Any time a creditor forgives a debt in excess of $600 they are required to send you a 1099 form reflecting the amount of the forgiven debt, which you must then add to the “Other Income” section of your personal tax return for that year. It should be noted that creditors are required to send you this form because they themselves are claiming your forgiven debt as lost income. If you have a forgiven debt that’s less than $600 you still need to claim it on your taxes – creditors just aren’t required to send notification in that instance.
The impact on your tax return could be major or minor, depending on a lot of factors, such as your income bracket and the amount of the forgiven debt. If you have questions or concerns about how to complete your tax return, be sure to speak with a qualified tax professional.
Exceptions to the rule
You should generally assume that if your debt is being forgiven, you are going to have to pay taxes on the balance. But there are definitely exceptions to that rule.
Your forgiven debt might not be taxable if:
It is a result of a personal bankruptcy. All debts discharged through bankruptcy are generally not taxable.
It is the result of a foreclosure on a primary residency between 2007 and 2014. Foreclosure usually results in the remaining mortgage being considered taxable income. However, the Mortgage Forgiveness Debt Relief Act of 2007 was created to prevent families already dealing with the nationwide economic downturn from essentially being hit twice – first by losing their home and then by being taxed in the fallout. The act was renewed a few times, but expired on December 31, 2014.
You are insolvent in an amount greater than the forgiven debt. Insolvency is when your debts outweigh your assets. If you currently owed $10,000 more in debt than you held in assets, and then had a creditor forgive $3,000 in debt, you would not have to claim that $3,000 as additional income. If they forgave $11,000 in debt, however, you would have to claim $1,000 as income.

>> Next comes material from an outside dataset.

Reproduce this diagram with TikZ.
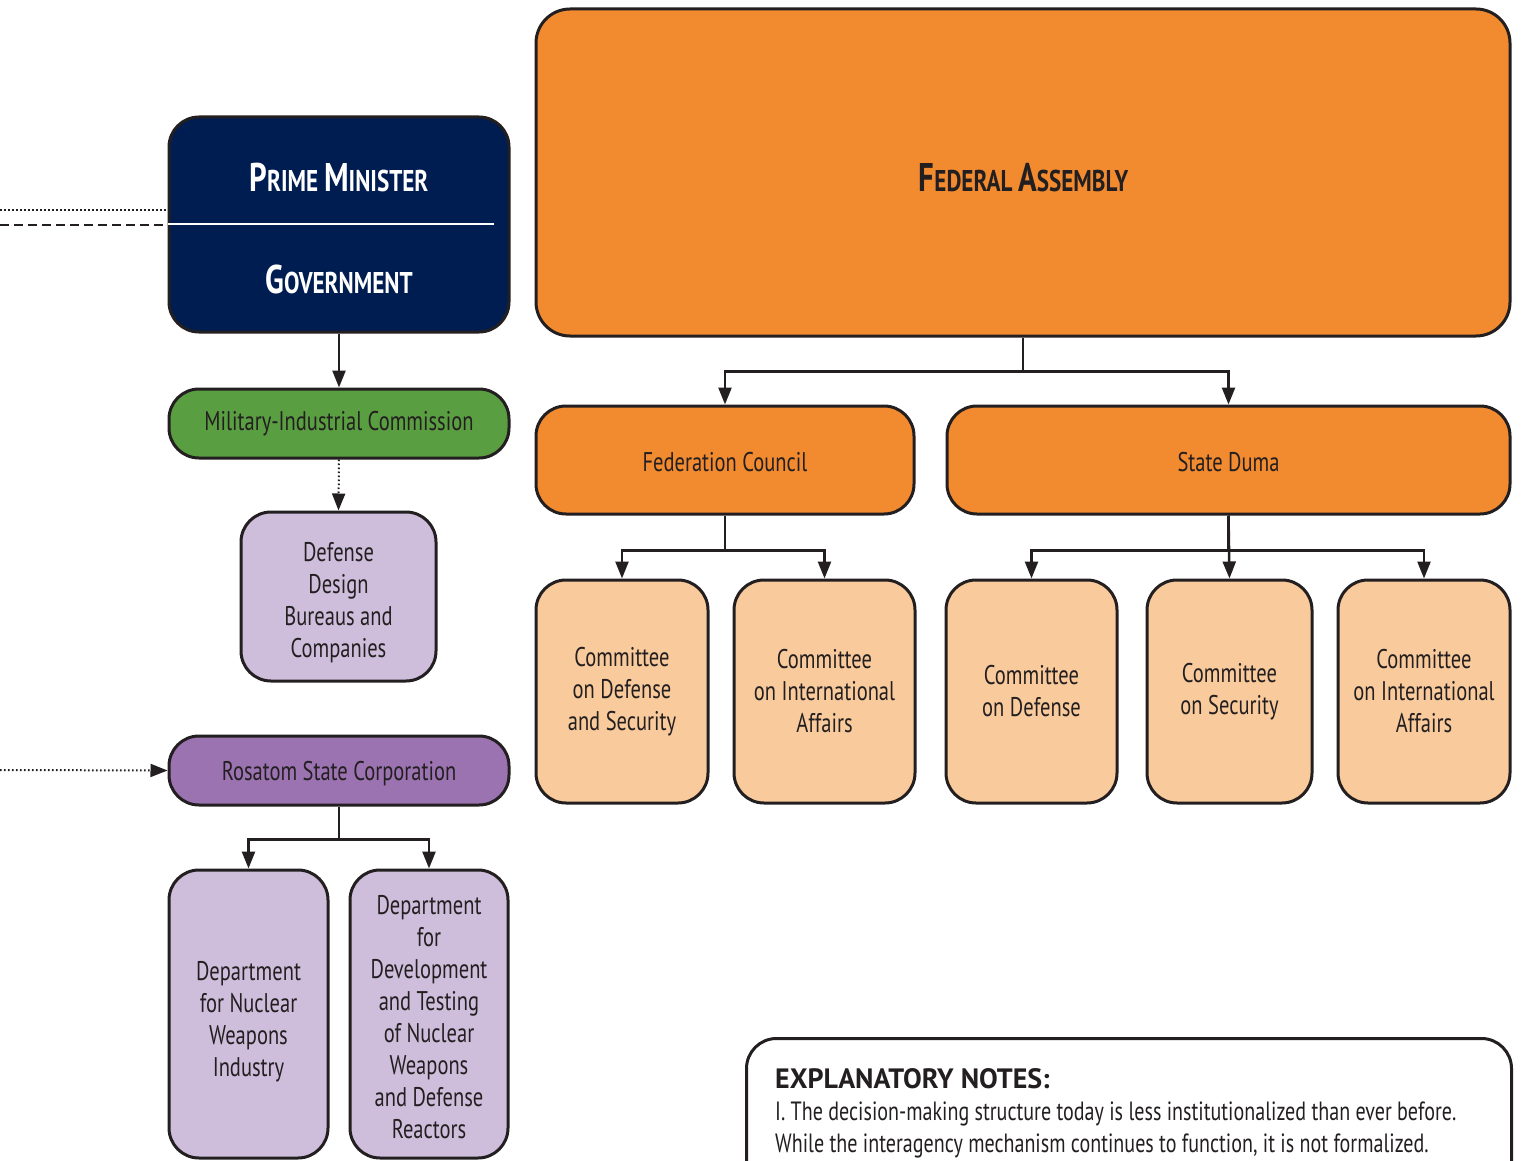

You completed the terms of a career-specific student loan repayment plan. If you made all of the required payments on a public service loan forgiveness, teacher loan forgiveness, law school loan repayment assistance, or National Health Service Corps Loan Repayment program your forgiven debt is not considered taxable. Any forgiven debt resulting from any other student loan repayment plans, however, including income-based and income-contingent plans, is taxable.
There are a few other unique exceptions, including exceptions for farmers and borrowers using non-recourse loans, but those relatively rare. Again, if you have specific questions about how debt forgiveness may impact your personal tax return, please contact a tax specialist. It’s what they do.
In almost every case, the benefit of a forgiven debt far outweighs the tax consequences, but it’s important to be aware of those consequences and plan accordingly. Free money almost always costs you something in the end.